Kompasiana sebagai blog kroyokan juga bagian dari edukasi Keanekaragaman Warisan Dunia Wujud Prasasti Kehidupan. Menyemaikan benih kesadaran cinta cagar. Semisal mengunjungi cagar alam/budaya terdekat. Saling berbagi informasi dan pembelajaran dari cagar.
Cukup banyak penulis di Kompasiana yang memiliki kompetensi dan eligible untuk kajian ini. Sebut saja Bapak Djulianto Susantio pakar numismatik, arkeologi, sejarah, museum, budaya dan lainnya. Artikel beliau menjadi acuan belajar.
Mari tengok parade karya Arkeolog Bapak Wuri Handoko yang menyuguhkan aneka warisan budaya dari Indonesia Bagian Timur. Ada lagi arkeolog yang berkarya di Sumatera Pak Hadi, lumayan lama beliau tidak menulis.
Menyimak tulisan Pak Teguh Hariawan, beliau ahli IPA yang mendeklarasikan diri selaku blusuker. Menyajikan artikel sejarah dan situs budaya yang sungguh ciamik dinikmati.
Gaya lain mari simak artikel Mbak Visca dan Mbak Christie Damayanti. Latar belakang beliau berdua adalah arsitektur.
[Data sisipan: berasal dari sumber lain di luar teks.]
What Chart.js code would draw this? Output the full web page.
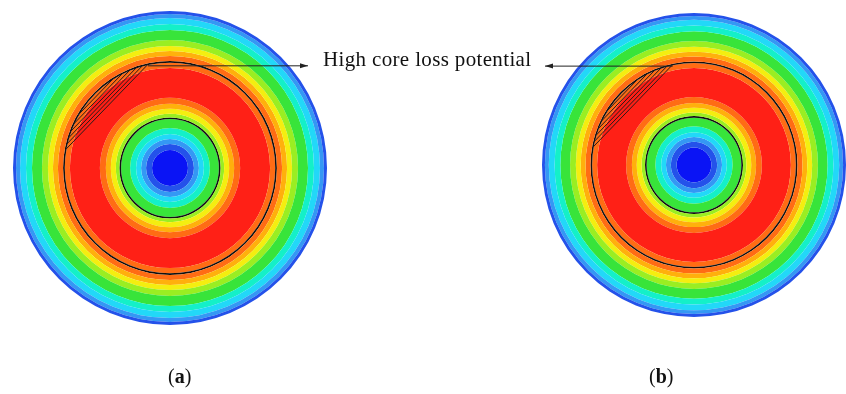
<!DOCTYPE html>
<html lang="en">
<head>
  <meta charset="UTF-8">
  <title>Core loss distribution</title>
  <script src="https://cdn.jsdelivr.net/npm/chart.js"></script>
  <style>
    html, body {
      margin: 0;
      padding: 0;
      background: #fff;
      overflow: hidden;
    }
    .stage {
      position: relative;
      width: 846px;
      height: 394px;
    }
    canvas {
      position: absolute;
      top: 0;
    }
    #diskA { left: 0; }
    #diskB { left: 423px; }
    .note {
      position: absolute;
      font-family: "Liberation Serif", "DejaVu Serif", serif;
      color: #111;
      white-space: nowrap;
    }
    #callout { left: 323px; top: 47px; font-size: 21px; letter-spacing: 0.35px; }
    .tag { top: 365px; font-size: 20px; }
    #tagA { left: 168px; }
    #tagB { left: 649px; }
  </style>
</head>
<body>
  <div class="stage">
    <canvas id="diskA" width="423" height="394"></canvas>
    <canvas id="diskB" width="423" height="394"></canvas>
    <div class="note" id="callout">High core loss potential</div>
    <div class="note tag" id="tagA">(<b>a</b>)</div>
    <div class="note tag" id="tagB">(<b>b</b>)</div>
  </div>

  <script>
    // contour bands from the rim inwards: outer radius of each band (disc radius = 157) and its loss level
    const bandRadius = [157, 154, 150, 144, 138, 128, 122, 117, 112, 100, 70, 64, 59, 54, 49, 40, 34, 29, 24, 18];
    const bandLevel  = [1, 2, 3, 4, 5, 6, 7, 8, 9, 10, 9, 8, 7, 6, 5, 4, 3, 2, 1, 0];
    // the two black reference circles (same radius units)
    const contourRadius = [106, 49.6];
    // hatched segment of the outer circle, degrees (canvas angle, clockwise from +x)
    const hatchArc = [190, 258];

    // jet-like palette, level 0 (low loss) .. 10 (high loss)
    const palette = ['#0a14f5', '#2452ea', '#3498f4', '#22d8f8', '#14f0c8', '#38e43a',
                     '#9aee22', '#f4ee10', '#ffb00c', '#ff6c14', '#ff2016'];
    const LINE = 1.7;

    function buildRings() {
      const rings = [];
      bandRadius.forEach((rOut, i) => {
        const rIn = i + 1 < bandRadius.length ? bandRadius[i + 1] : 0;
        const color = palette[bandLevel[i]];
        let top = rOut;
        contourRadius.filter(c => c < rOut && c > rIn).forEach(c => {
          rings.push({ w: top - (c + LINE / 2), color });
          rings.push({ w: LINE, color: '#111' });
          top = c - LINE / 2;
        });
        rings.push({ w: top - rIn, color });
      });
      return rings.map(r => ({
        data: [1],
        backgroundColor: r.color,
        weight: r.w,
        borderWidth: 0,
        hoverOffset: 0,
        offset: 0
      }));
    }

    // hatch + arrow drawn from the chart's own arc geometry
    const calloutPlugin = {
      id: 'callout',
      afterDraw(chart, args, opts) {
        const arc = chart.getDatasetMeta(0).data[0];
        const cx = arc.x, cy = arc.y;
        const R = contourRadius[0] * arc.outerRadius / bandRadius[0];
        const a1 = hatchArc[0] * Math.PI / 180, a2 = hatchArc[1] * Math.PI / 180;
        const mid = (a1 + a2) / 2, half = (a2 - a1) / 2;
        const nx = Math.cos(mid), ny = Math.sin(mid);
        const dx = -ny, dy = nx;
        const h = R * Math.cos(half);
        const ctx = chart.ctx;
        ctx.save();
        ctx.strokeStyle = '#2a1a1a';
        ctx.lineWidth = 1;
        for (let t = h; t < R - 0.8; t += 3) {
          const l = Math.sqrt(R * R - t * t);
          ctx.beginPath();
          ctx.moveTo(cx + nx * t - dx * l, cy + ny * t - dy * l);
          ctx.lineTo(cx + nx * t + dx * l, cy + ny * t + dy * l);
          ctx.stroke();
        }
        // arrow from the top end of the hatched segment to the label
        const px = cx + R * Math.cos(a2), py = cy + R * Math.sin(a2) + 1.5;
        const tip = opts.tipX, dir = Math.sign(tip - px);
        ctx.strokeStyle = '#222';
        ctx.beginPath();
        ctx.moveTo(px, py);
        ctx.lineTo(tip, py);
        ctx.stroke();
        ctx.fillStyle = '#222';
        ctx.beginPath();
        ctx.moveTo(tip, py);
        ctx.lineTo(tip - dir * 8, py - 2.5);
        ctx.lineTo(tip - dir * 8, py + 2.5);
        ctx.closePath();
        ctx.fill();
        ctx.restore();
      }
    };

    function makeDisk(id, padding, tipX) {
      return new Chart(document.getElementById(id), {
        type: 'doughnut',
        data: { labels: ['loss'], datasets: buildRings() },
        options: {
          responsive: false,
          animation: false,
          events: [],
          cutout: 0,
          layout: { padding },
          plugins: {
            legend: { display: false },
            tooltip: { enabled: false },
            title: { display: false },
            callout: { tipX }
          }
        },
        plugins: [calloutPlugin]
      });
    }

    makeDisk('diskA', { left: 13, right: 96, top: 11, bottom: 69 }, 308);
    makeDisk('diskB', { left: 119, right: 0, top: 13, bottom: 77 }, 122);
  </script>
</body>
</html>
Artikel yang beliau anggit banyak meliput cagar maupun situs warisan dunia UNESCO dengan warna arsitektur.
Begitupun Kompasianer Pak Tonny Syiariel, Travel Management Consultant and Professional Tour Leader. Artikel beliau nyaris semua artikel utama. Suguhan dengan narasi dan foto yang membius pembaca. Menyuguhkan aneka situs warisan dunia UNESCO dari perspektif pariwisata.
[Tentunya ini hanya sebagian Kompasianer. Keterbatasan pengenalan karena sempitnya teba dan wawasan.]
Semoga Kompasiana berkenan meracik topik pilihan cagar alam/budaya. Memfasilitasi dan mendorong edukasi Keanekaragaman Situs Warisan Dunia Wujud Prasasti Kehidupan. Estafet budaya pelestari kehidupan.
*Bertepatan dengan blog competition yang digelar Kompasiana tentang relief alat musik di Candi Borobudur.
Wasana Kata
Mengkaji situs warisan dunia bukan melulu berbicara kebesaran masa lalu. Namun menyesap pembelajaran dan meleburnya dalam kontekstualisasi kekinian. Terwujud estafet roh Keanekaragaman Warisan Dunia Wujud Prasasti Kehidupan.